STATED GOAL — Only the lines from the start of the data through the line containing "import * as" should be written out, exactly as they are, with both ends included and the pictures left out.

DATA LINES —
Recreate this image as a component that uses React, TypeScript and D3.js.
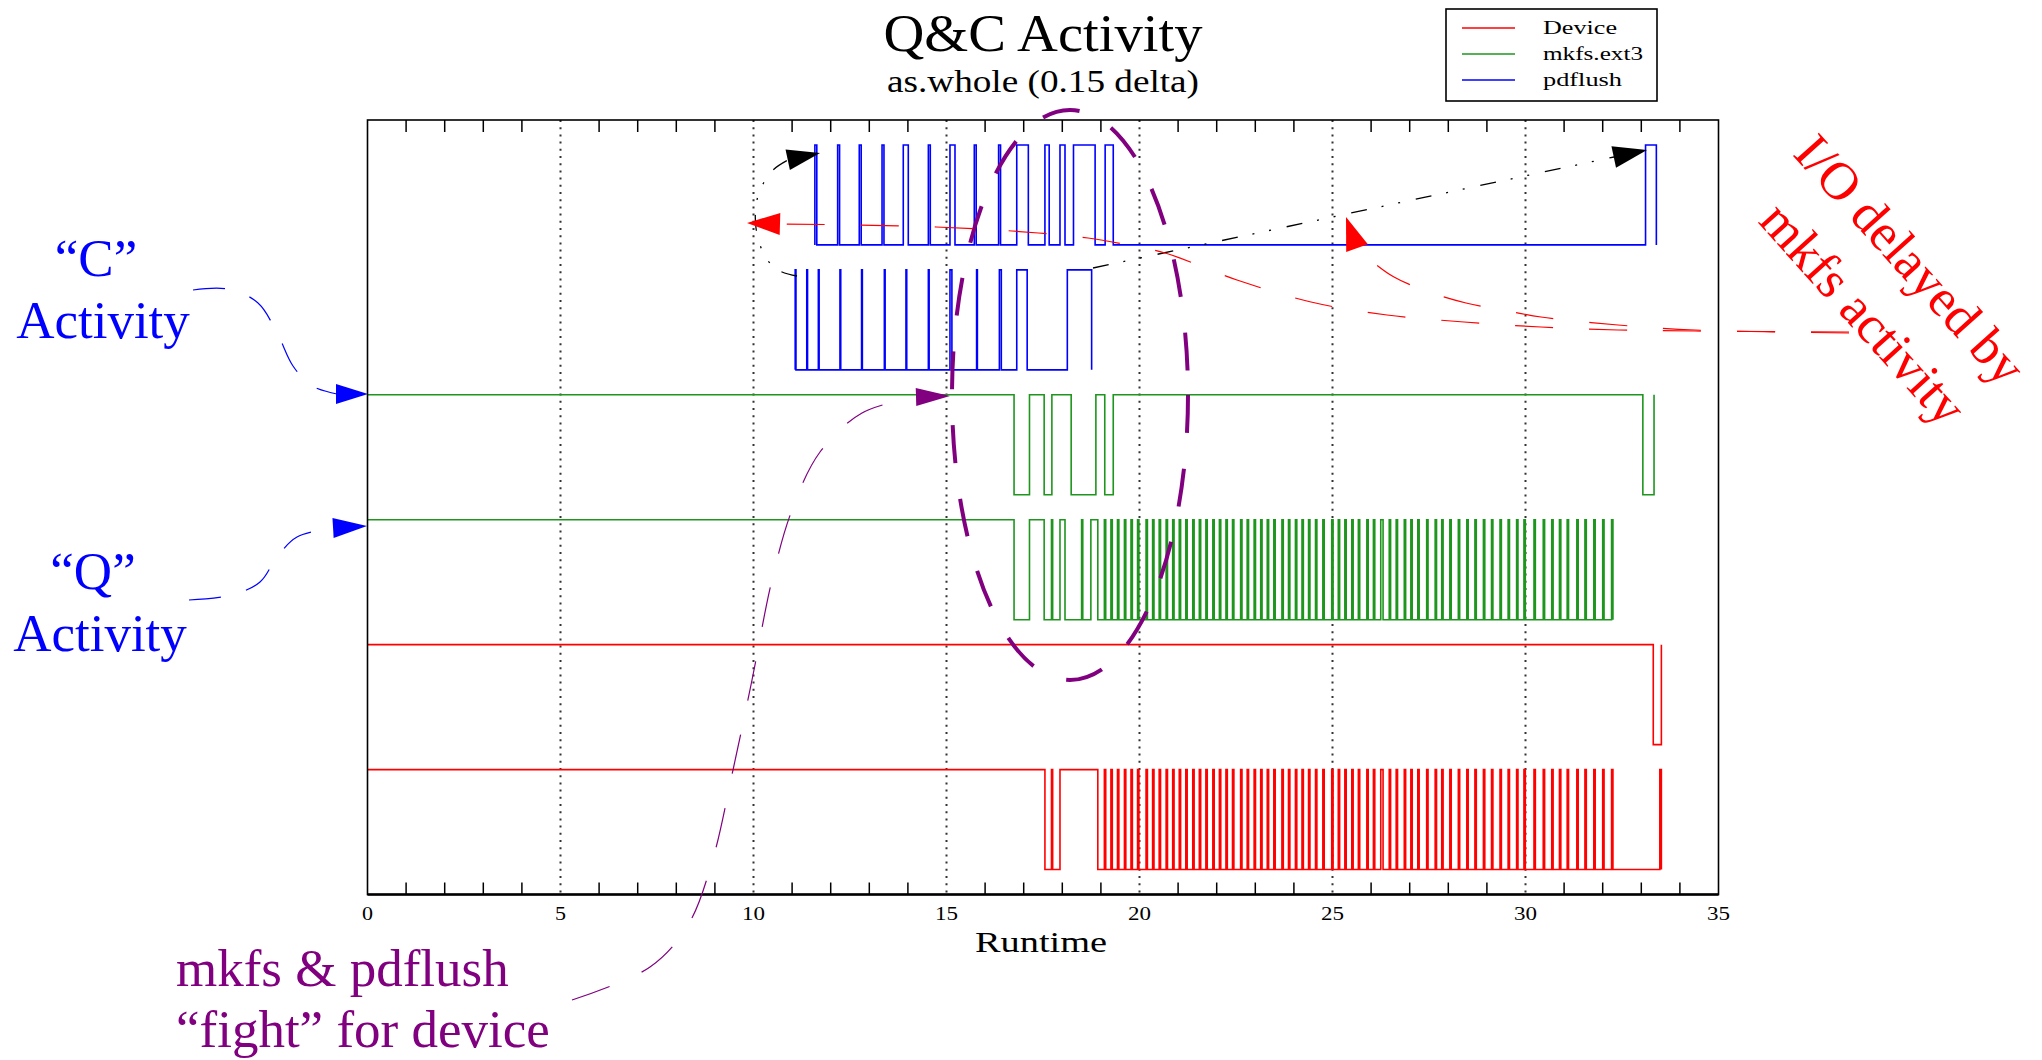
import React from "react";
import * as d3 from "d3";

// runtime axis
const xTickValues = [0, 5, 10, 15, 20, 25, 30, 35];
const legendNames = ["Device", "mkfs.ext3", "pdflush"];

// [from, to] runtime intervals where a trace sits on its other level
const pdflushCPulses: [number, number][] = [
  [11.59, 11.64], [12.18, 12.23], [12.74, 12.79], [13.33, 13.38], [13.88, 14.01],
  [14.53, 14.58], [15.09, 15.22], [15.72, 15.77], [16.35, 16.4], [16.82, 17.12],
  [17.55, 17.66], [17.94, 18.07], [18.29, 18.85], [19.11, 19.32], [33.11, 33.39],
];
const pdflushQPulses: [number, number][] = [
  [11.08, 11.1], [11.38, 11.4], [11.68, 11.7], [12.24, 12.26], [12.8, 12.82],
  [13.39, 13.41], [13.95, 13.97], [14.53, 14.55], [15.09, 15.14], [15.78, 15.8],
  [16.37, 16.42], [16.82, 17.09], [18.13, 18.76],
];
const mkfsCPulses: [number, number][] = [
  [16.75, 17.15], [17.53, 17.73], [18.23, 18.87], [19.1, 19.32], [33.04, 33.33],
];
const mkfsQPulses: [number, number][] = [
  [0, 16.75], [17.15, 17.53], [17.72, 17.75], [17.94, 18.07], [18.5, 18.53],
  [18.74, 18.92], [26.25, 26.31],
];
const deviceCPulses: [number, number][] = [[33.31, 33.52]];
const deviceQPulses: [number, number][] = [
  [0, 17.55], [17.72, 17.75], [17.94, 18.92], [26.25, 26.31], [33.48, 33.52],
];
// short Q spikes shared by mkfs.ext3 and the device
const qSpikes = [
  19.09, 19.26, 19.43, 19.61, 19.78, 19.95, 20.17, 20.34, 20.51, 20.69, 20.86,
  21.03, 21.2, 21.38, 21.55, 21.72, 21.9, 22.07, 22.24, 22.41, 22.62, 22.79,
  22.97, 23.14, 23.31, 23.48, 23.69, 23.86, 24.04, 24.21, 24.38, 24.56, 24.75,
  24.98, 25.15, 25.32, 25.5, 25.67, 25.89, 26.06, 26.47, 26.65, 26.86, 27.03,
  27.21, 27.44, 27.66, 27.83, 28.04, 28.26, 28.48, 28.69, 28.91, 29.12, 29.34,
  29.55, 29.77, 29.96, 30.22, 30.46, 30.68, 30.88, 31.08, 31.33, 31.54, 31.77,
  32.0, 32.23,
];
const SPIKE = 0.035;

const spikePulses = qSpikes.map((t) => [t, t + SPIKE] as [number, number]);

const traces = [
  { name: "pdflush", lane: 5, base: 0, start: 11.59, end: 33.39, pulses: pdflushCPulses },
  { name: "pdflush", lane: 4, base: 0, start: 11.08, end: 18.76, pulses: pdflushQPulses },
  { name: "mkfs.ext3", lane: 3, base: 1, start: 0, end: 33.33, pulses: mkfsCPulses },
  { name: "mkfs.ext3", lane: 2, base: 0, start: 0, end: 32.26, pulses: [...mkfsQPulses, ...spikePulses] },
  { name: "Device", lane: 1, base: 1, start: 0, end: 33.52, pulses: deviceCPulses },
  { name: "Device", lane: 0, base: 0, start: 0, end: 33.52, pulses: [...deviceQPulses, ...spikePulses] },
];

const colors: Record<string, string> = {
  Device: "#ff0000",
  "mkfs.ext3": "#1e961e",
  pdflush: "#0000ff",
};

const serif = "'Liberation Serif', 'Times New Roman', serif";

function stepPoints(tr: typeof traces[number]) {
  const alt = 1 - tr.base;
  const pulses = [...tr.pulses].sort((a, b) => a[0] - b[0]);
  // a trace that begins inside a pulse at the left frame starts on its other level
  const startsHigh = pulses[0][0] === 0 && tr.start === 0;
  const pts: [number, number][] = startsHigh ? [] : [[tr.start, tr.base]];
  pulses.forEach(([a, b], i) => {
    if (i === 0 && startsHigh) pts.push([a, alt], [b, alt], [b, tr.base]);
    else pts.push([a, tr.base], [a, alt], [b, alt], [b, tr.base]);
  });
  const last = pulses[pulses.length - 1][1];
  if (last < tr.end) pts.push([tr.end, tr.base]);
  return pts;
}

function arrowHead(tip: [number, number], from: [number, number], len: number, half: number) {
  const dx = tip[0] - from[0];
  const dy = tip[1] - from[1];
  const d = Math.hypot(dx, dy);
  const ux = dx / d, uy = dy / d;
  const bx = tip[0] - ux * len, by = tip[1] - uy * len;
  return `M${tip[0]},${tip[1]}L${bx - uy * half},${by + ux * half}L${bx + uy * half},${by - ux * half}Z`;
}

const curve = d3.line().curve(d3.curveCatmullRom);

export default function App() {
  const x = d3.scaleLinear().domain([0, 35]).range([367.5, 1718.5]);
  const y = d3.scaleLinear().domain([0, 6.2]).range([894.5, 120]);
  const [top, bottom] = [y(6.2), y(0)];

  const minor = x.ticks(35).filter((v) => v % 5 !== 0);
  const grid = xTickValues.filter((v) => v > 0 && v < 35);

  return (
    <svg
      width={2042}
      height={1060}
      style={{ position: "absolute", left: 0, top: 0, background: "#fff" }}
      fontFamily={serif}
    >
      <rect width={2042} height={1060} fill="#fff" />

      {/* title */}
      <text x={1043} y={51} fontSize={53} textAnchor="middle" textLength={319} lengthAdjust="spacingAndGlyphs">
        Q&amp;C Activity
      </text>
      <text x={1043} y={92} fontSize={31} textAnchor="middle" textLength={312} lengthAdjust="spacingAndGlyphs">
        as.whole (0.15 delta)
      </text>

      {/* grid */}
      {grid.map((v) => (
        <line key={"g" + v} x1={x(v)} x2={x(v)} y1={top} y2={bottom} stroke="#333" strokeWidth={2} strokeDasharray="2,5.2" />
      ))}
      {minor.map((v) => (
        <g key={"t" + v} stroke="#000" strokeWidth={1.5}>
          <line x1={x(v)} x2={x(v)} y1={top} y2={top + 12} />
          <line x1={x(v)} x2={x(v)} y1={bottom} y2={bottom - 12} />
        </g>
      ))}

      {/* traces */}
      {traces.map((tr, i) => {
        const line = d3
          .line<[number, number]>()
          .x((d) => x(d[0]))
          .y((d) => y(tr.lane + (d[1] ? 1 : 0.2)));
        return (
          <path key={i} d={line(stepPoints(tr)) || ""} fill="none" stroke={colors[tr.name]} strokeWidth={1.6} />
        );
      })}

      {/* frame */}
      <rect x={x(0)} y={top} width={x(35) - x(0)} height={bottom - top} fill="none" stroke="#000" strokeWidth={1.6} />
      <line x1={x(0)} x2={x(35)} y1={bottom} y2={bottom} stroke="#000" strokeWidth={2.4} />

      {/* tick labels */}
      {xTickValues.map((v) => (
        <text
          key={"l" + v}
          x={x(v)}
          y={920}
          fontSize={19}
          textAnchor="middle"
          textLength={v < 10 ? 11 : 23}
          lengthAdjust="spacingAndGlyphs"
        >
          {v}
        </text>
      ))}
      <text x={1041} y={952} fontSize={29} textAnchor="middle" textLength={132} lengthAdjust="spacingAndGlyphs">
        Runtime
      </text>

      {/* legend */}
      <rect x={1446} y={9} width={211} height={92} fill="#fff" stroke="#000" strokeWidth={1.6} />
      {legendNames.map((n, i) => {
        const ly = 28 + i * 26;
        return (
          <g key={n}>
            <line x1={1462} x2={1515} y1={ly} y2={ly} stroke={colors[n]} strokeWidth={1.6} />
            <text
              x={1543}
              y={ly + 6}
              fontSize={19}
              textLength={[74, 100, 79][i]}
              lengthAdjust="spacingAndGlyphs"
            >
              {n}
            </text>
          </g>
        );
      })}

      {/* annotations: Q / C activity */}
      <g fill="#0000ff" fontSize={53} textAnchor="middle">
        <text x={96} y={276}>“C”</text>
        <text x={103} y={338}>Activity</text>
        <text x={93} y={589}>“Q”</text>
        <text x={100} y={651}>Activity</text>
      </g>
      <g fill="none" stroke="#0000ff" strokeWidth={1.2} strokeDasharray="32,26">
        <path d={curve([[193, 290], [228, 289], [258, 303], [278, 335], [293, 366], [312, 386], [337, 394]]) || ""} />
        <path d={curve([[189, 600], [232, 595], [260, 582], [277, 557], [297, 537], [333, 528]]) || ""} />
      </g>
      <path d={arrowHead([368, 394], [336, 394], 32, 10)} fill="#0000ff" />
      <path d={arrowHead([367, 526], [333, 528], 34, 10)} fill="#0000ff" />

      {/* mkfs & pdflush */}
      <g fill="#800080" fontSize={53}>
        <text x={176} y={986}>mkfs &amp; pdflush</text>
        <text x={176} y={1047}>“fight” for device</text>
      </g>
      <path
        d={
          curve([
            [572, 1000], [650, 967], [688, 925], [712, 862], [733, 770], [752, 680],
            [772, 580], [792, 510], [820, 452], [862, 413], [916, 397],
          ]) || ""
        }
        fill="none"
        stroke="#800080"
        strokeWidth={1.2}
        strokeDasharray="40,35"
      />
      <path d={arrowHead([950, 396], [916, 397], 34, 9)} fill="#800080" />
      <ellipse cx={1070} cy={395} rx={118} ry={285} fill="none" stroke="#800080" strokeWidth={4} strokeDasharray="38,36" />

      {/* black dash-dot arrows */}
      <g fill="none" stroke="#000" strokeWidth={1.3} strokeDasharray="16,15,2,15,2,16">
        <path d={curve([[1093, 268], [1614, 157]]) || ""} />
        <path d={curve([[797, 276], [780, 271], [766, 258], [756, 228], [758, 196], [772, 171], [788, 160]]) || ""} />
      </g>
      <path d={arrowHead([1647, 150], [1614, 157], 34, 11)} fill="#000" />
      <path d={arrowHead([820, 153], [787, 160], 33, 10.5)} fill="#000" />

      {/* I/O delayed */}
      <g fill="none" stroke="#ff0000" strokeWidth={1.2} strokeDasharray="38,36">
        <path
          d={
            curve([
              [1849, 332], [1695, 331], [1618, 330], [1541, 327], [1464, 322], [1387, 315],
              [1311, 302], [1237, 280], [1165, 253], [1128, 245], [1088, 238], [1012, 231],
              [936, 227], [859, 225], [782, 224],
            ]) || ""
          }
        />
        <path
          d={
            curve([
              [1849, 333], [1695, 330], [1618, 325], [1541, 317], [1503, 310], [1466, 303],
              [1429, 292], [1394, 277], [1368, 258], [1357, 248],
            ]) || ""
          }
        />
      </g>
      <path d={arrowHead([747, 223], [782, 224], 33, 11)} fill="#ff0000" />
      <path d={arrowHead([1346, 217], [1357, 248], 33, 11.5)} fill="#ff0000" />
      <g fill="#ff0000" fontSize={53} textAnchor="middle">
        <text transform="translate(1911,259) rotate(48)" dy="0.35em">I/O delayed by</text>
        <text transform="translate(1864,313) rotate(48)" dy="0.35em">mkfs activity</text>
      </g>
    </svg>
  );
}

EXERCISE ANSWER —
Recreate this image as a component that uses React, TypeScript and D3.js.
import React from "react";
import * as d3 from "d3";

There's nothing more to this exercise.